Supplied data>
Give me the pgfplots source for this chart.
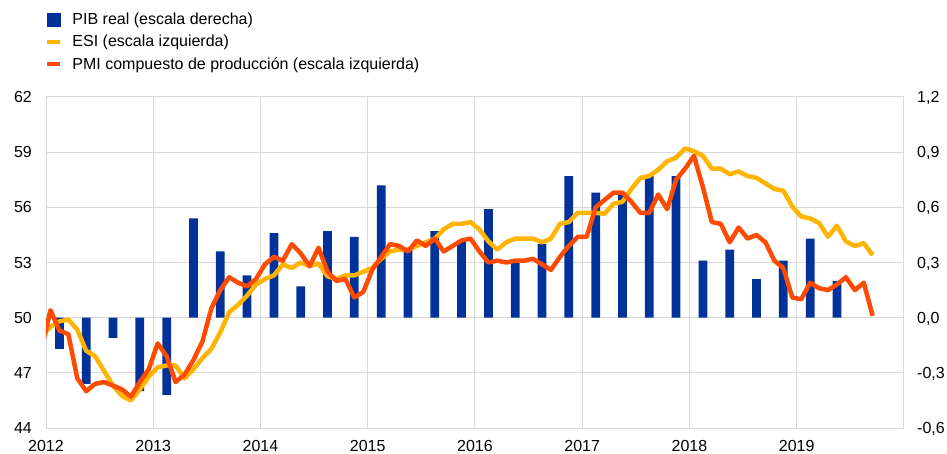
\documentclass[border=0pt]{standalone}
\usepackage{pgfplots}
\pgfplotsset{compat=1.18}
\usepackage{pgfplotstable}
\usepackage{fontspec}
\setmainfont{Liberation Sans}
\definecolor{ecbblue}{RGB}{0,50,153}
\definecolor{ecbyellow}{RGB}{255,180,0}
\definecolor{ecborange}{RGB}{255,75,0}
\definecolor{gridgrey}{RGB}{217,217,217}
\pgfkeys{/pgf/number format/assume math mode=true}

% m = month index: 0 = Dec 2011, 1 = Jan 2012, ..., 93 = Sep 2019
\pgfplotstableread{
m esi pmi
0 49.0 48.3
1 49.5 50.4
2 49.8 49.3
3 49.9 49.1
4 49.35 46.7
5 48.2 46.0
6 47.9 46.4
7 47.1 46.5
8 46.3 46.3
9 45.75 46.1
10 45.5 45.7
11 46.1 46.5
12 46.8 47.2
13 47.3 48.6
14 47.4 47.9
15 47.4 46.5
16 46.7 46.9
17 47.2 47.7
18 47.8 48.7
19 48.3 50.5
20 49.2 51.5
21 50.3 52.2
22 50.7 51.9
23 51.2 51.7
24 51.8 52.1
25 52.1 52.9
26 52.3 53.3
27 52.9 53.1
28 52.7 54.0
29 53.0 53.5
30 52.8 52.8
31 52.95 53.8
32 52.25 52.5
33 52.1 52.0
34 52.3 52.1
35 52.3 51.1
36 52.5 51.4
37 52.7 52.6
38 53.2 53.3
39 53.6 54.0
40 53.7 53.9
41 53.7 53.6
42 53.9 54.2
43 54.1 53.9
44 54.3 54.3
45 54.8 53.6
46 55.1 53.9
47 55.1 54.2
48 55.2 54.3
49 54.8 53.6
50 54.15 53.0
51 53.7 53.1
52 54.1 53.0
53 54.3 53.1
54 54.3 53.1
55 54.3 53.2
56 54.1 52.9
57 54.3 52.6
58 55.1 53.3
59 55.2 53.9
60 55.7 54.4
61 55.7 54.4
62 55.7 56.0
63 55.65 56.4
64 56.2 56.8
65 56.3 56.8
66 57.0 56.3
67 57.6 55.7
68 57.7 55.7
69 58.05 56.7
70 58.5 55.9
71 58.7 57.5
72 59.2 58.1
73 59.05 58.8
74 58.8 57.1
75 58.1 55.2
76 58.1 55.1
77 57.8 54.1
78 57.95 54.9
79 57.7 54.3
80 57.6 54.5
81 57.3 54.1
82 57.0 53.1
83 56.9 52.7
84 56.05 51.1
85 55.5 51.0
86 55.4 51.9
87 55.15 51.6
88 54.4 51.5
89 55.0 51.8
90 54.15 52.2
91 53.9 51.5
92 54.05 51.9
93 53.4 50.1
}\monthly

\pgfplotstableread{
t gdp
2012.125 -0.17
2012.375 -0.36
2012.625 -0.11
2012.875 -0.40
2013.125 -0.42
2013.375 0.54
2013.625 0.36
2013.875 0.23
2014.125 0.46
2014.375 0.17
2014.625 0.47
2014.875 0.44
2015.125 0.72
2015.375 0.37
2015.625 0.47
2015.875 0.42
2016.125 0.59
2016.375 0.31
2016.625 0.40
2016.875 0.77
2017.125 0.68
2017.375 0.68
2017.625 0.77
2017.875 0.77
2018.125 0.31
2018.375 0.37
2018.625 0.21
2018.875 0.31
2019.125 0.43
2019.375 0.20
}\quarterly

\begin{document}
\begin{tikzpicture}[font=\fontsize{16bp}{19bp}\selectfont]
\useasboundingbox (-46bp,-26bp) rectangle (901bp,428bp);
\begin{axis}[
  at={(0,0)}, anchor=south west,
  scale only axis, width=858bp, height=331bp,
  xmin=2012, xmax=2020, ymin=-0.6, ymax=1.2,
  xtick={2012,2013,2014,2015,2016,2017,2018,2019},
  xticklabels={2012,2013,2014,2015,2016,2017,2018,2019},
  ytick={-0.6,-0.3,0,0.3,0.6,0.9,1.2},
  yticklabel pos=right,
  grid=major,
  major grid style={draw=gridgrey, line width=1bp},
  axis line style={draw=gridgrey, line width=1bp},
  tick style={draw=none},
  tick label style={font=\fontsize{16bp}{19bp}\selectfont},
  yticklabel style={/pgf/number format/.cd, fixed, fixed zerofill, precision=1, use comma, /tikz/.cd, anchor=west, inner sep=0pt, text depth=0pt, xshift=13bp},
  xticklabel style={anchor=north, inner sep=0pt, text depth=0pt, yshift=-12bp},
]
\addplot[ybar, bar width=8.7bp, bar shift=0pt, fill=ecbblue, draw=none] table[x=t, y=gdp]{\quarterly};
\end{axis}
\begin{axis}[
  at={(0,0)}, anchor=south west,
  scale only axis, width=858bp, height=331bp,
  xmin=2012, xmax=2020, ymin=44, ymax=62,
  xtick=\empty,
  ytick={44,47,50,53,56,59,62},
  axis line style={draw=none},
  tick style={draw=none},
  tick label style={font=\fontsize{16bp}{19bp}\selectfont},
  yticklabel style={anchor=east, inner sep=0pt, xshift=-14bp},
  legend cell align=left,
  legend style={at={(-0.0012,1.254)}, anchor=north west, draw=none, fill=none,
    inner sep=0pt, outer sep=0pt, row sep=9bp, column sep=10bp,
    font=\fontsize{16bp}{19bp}\selectfont, nodes={inner sep=0pt}},
]
\addlegendimage{legend image code/.code={\fill[ecbblue] (0bp,-6.5bp) rectangle (13bp,6.5bp);}}
\addlegendentry{PIB real (escala derecha)}
\addplot[ecbyellow, line width=4.5bp, line join=round,
  legend image code/.code={\draw[ecbyellow, line width=4.5bp] (0bp,0bp) -- (13bp,0bp);}]
  table[x expr={2012+(\thisrow{m}-0.5)/12}, y=esi]{\monthly};
\addlegendentry{ESI (escala izquierda)}
\addplot[ecborange, line width=4.5bp, line join=round,
  legend image code/.code={\draw[ecborange, line width=4.5bp] (0bp,0bp) -- (13bp,0bp);}]
  table[x expr={2012+(\thisrow{m}-0.5)/12}, y=pmi]{\monthly};
\addlegendentry{PMI compuesto de producción (escala izquierda)}
\end{axis}
\end{tikzpicture}
\end{document}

Prompt>
Reproduce the listing exactly. Leave its pictures out.

Written answer>
Give me the pgfplots source for this chart.
\documentclass[border=0pt]{standalone}
\usepackage{pgfplots}
\pgfplotsset{compat=1.18}
\usepackage{pgfplotstable}
\usepackage{fontspec}
\setmainfont{Liberation Sans}
\definecolor{ecbblue}{RGB}{0,50,153}
\definecolor{ecbyellow}{RGB}{255,180,0}
\definecolor{ecborange}{RGB}{255,75,0}
\definecolor{gridgrey}{RGB}{217,217,217}
\pgfkeys{/pgf/number format/assume math mode=true}

% m = month index: 0 = Dec 2011, 1 = Jan 2012, ..., 93 = Sep 2019
\pgfplotstableread{
m esi pmi
0 49.0 48.3
1 49.5 50.4
2 49.8 49.3
3 49.9 49.1
4 49.35 46.7
5 48.2 46.0
6 47.9 46.4
7 47.1 46.5
8 46.3 46.3
9 45.75 46.1
10 45.5 45.7
11 46.1 46.5
12 46.8 47.2
13 47.3 48.6
14 47.4 47.9
15 47.4 46.5
16 46.7 46.9
17 47.2 47.7
18 47.8 48.7
19 48.3 50.5
20 49.2 51.5
21 50.3 52.2
22 50.7 51.9
23 51.2 51.7
24 51.8 52.1
25 52.1 52.9
26 52.3 53.3
27 52.9 53.1
28 52.7 54.0
29 53.0 53.5
30 52.8 52.8
31 52.95 53.8
32 52.25 52.5
33 52.1 52.0
34 52.3 52.1
35 52.3 51.1
36 52.5 51.4
37 52.7 52.6
38 53.2 53.3
39 53.6 54.0
40 53.7 53.9
41 53.7 53.6
42 53.9 54.2
43 54.1 53.9
44 54.3 54.3
45 54.8 53.6
46 55.1 53.9
47 55.1 54.2
48 55.2 54.3
49 54.8 53.6
50 54.15 53.0
51 53.7 53.1
52 54.1 53.0
53 54.3 53.1
54 54.3 53.1
55 54.3 53.2
56 54.1 52.9
57 54.3 52.6
58 55.1 53.3
59 55.2 53.9
60 55.7 54.4
61 55.7 54.4
62 55.7 56.0
63 55.65 56.4
64 56.2 56.8
65 56.3 56.8
66 57.0 56.3
67 57.6 55.7
68 57.7 55.7
69 58.05 56.7
70 58.5 55.9
71 58.7 57.5
72 59.2 58.1
73 59.05 58.8
74 58.8 57.1
75 58.1 55.2
76 58.1 55.1
77 57.8 54.1
78 57.95 54.9
79 57.7 54.3
80 57.6 54.5
81 57.3 54.1
82 57.0 53.1
83 56.9 52.7
84 56.05 51.1
85 55.5 51.0
86 55.4 51.9
87 55.15 51.6
88 54.4 51.5
89 55.0 51.8
90 54.15 52.2
91 53.9 51.5
92 54.05 51.9
93 53.4 50.1
}\monthly

\pgfplotstableread{
t gdp
2012.125 -0.17
2012.375 -0.36
2012.625 -0.11
2012.875 -0.40
2013.125 -0.42
2013.375 0.54
2013.625 0.36
2013.875 0.23
2014.125 0.46
2014.375 0.17
2014.625 0.47
2014.875 0.44
2015.125 0.72
2015.375 0.37
2015.625 0.47
2015.875 0.42
2016.125 0.59
2016.375 0.31
2016.625 0.40
2016.875 0.77
2017.125 0.68
2017.375 0.68
2017.625 0.77
2017.875 0.77
2018.125 0.31
2018.375 0.37
2018.625 0.21
2018.875 0.31
2019.125 0.43
2019.375 0.20
}\quarterly

\begin{document}
\begin{tikzpicture}[font=\fontsize{16bp}{19bp}\selectfont]
\useasboundingbox (-46bp,-26bp) rectangle (901bp,428bp);
\begin{axis}[
  at={(0,0)}, anchor=south west,
  scale only axis, width=858bp, height=331bp,
  xmin=2012, xmax=2020, ymin=-0.6, ymax=1.2,
  xtick={2012,2013,2014,2015,2016,2017,2018,2019},
  xticklabels={2012,2013,2014,2015,2016,2017,2018,2019},
  ytick={-0.6,-0.3,0,0.3,0.6,0.9,1.2},
  yticklabel pos=right,
  grid=major,
  major grid style={draw=gridgrey, line width=1bp},
  axis line style={draw=gridgrey, line width=1bp},
  tick style={draw=none},
  tick label style={font=\fontsize{16bp}{19bp}\selectfont},
  yticklabel style={/pgf/number format/.cd, fixed, fixed zerofill, precision=1, use comma, /tikz/.cd, anchor=west, inner sep=0pt, text depth=0pt, xshift=13bp},
  xticklabel style={anchor=north, inner sep=0pt, text depth=0pt, yshift=-12bp},
]
\addplot[ybar, bar width=8.7bp, bar shift=0pt, fill=ecbblue, draw=none] table[x=t, y=gdp]{\quarterly};
\end{axis}
\begin{axis}[
  at={(0,0)}, anchor=south west,
  scale only axis, width=858bp, height=331bp,
  xmin=2012, xmax=2020, ymin=44, ymax=62,
  xtick=\empty,
  ytick={44,47,50,53,56,59,62},
  axis line style={draw=none},
  tick style={draw=none},
  tick label style={font=\fontsize{16bp}{19bp}\selectfont},
  yticklabel style={anchor=east, inner sep=0pt, xshift=-14bp},
  legend cell align=left,
  legend style={at={(-0.0012,1.254)}, anchor=north west, draw=none, fill=none,
    inner sep=0pt, outer sep=0pt, row sep=9bp, column sep=10bp,
    font=\fontsize{16bp}{19bp}\selectfont, nodes={inner sep=0pt}},
]
\addlegendimage{legend image code/.code={\fill[ecbblue] (0bp,-6.5bp) rectangle (13bp,6.5bp);}}
\addlegendentry{PIB real (escala derecha)}
\addplot[ecbyellow, line width=4.5bp, line join=round,
  legend image code/.code={\draw[ecbyellow, line width=4.5bp] (0bp,0bp) -- (13bp,0bp);}]
  table[x expr={2012+(\thisrow{m}-0.5)/12}, y=esi]{\monthly};
\addlegendentry{ESI (escala izquierda)}
\addplot[ecborange, line width=4.5bp, line join=round,
  legend image code/.code={\draw[ecborange, line width=4.5bp] (0bp,0bp) -- (13bp,0bp);}]
  table[x expr={2012+(\thisrow{m}-0.5)/12}, y=pmi]{\monthly};
\addlegendentry{PMI compuesto de producción (escala izquierda)}
\end{axis}
\end{tikzpicture}
\end{document}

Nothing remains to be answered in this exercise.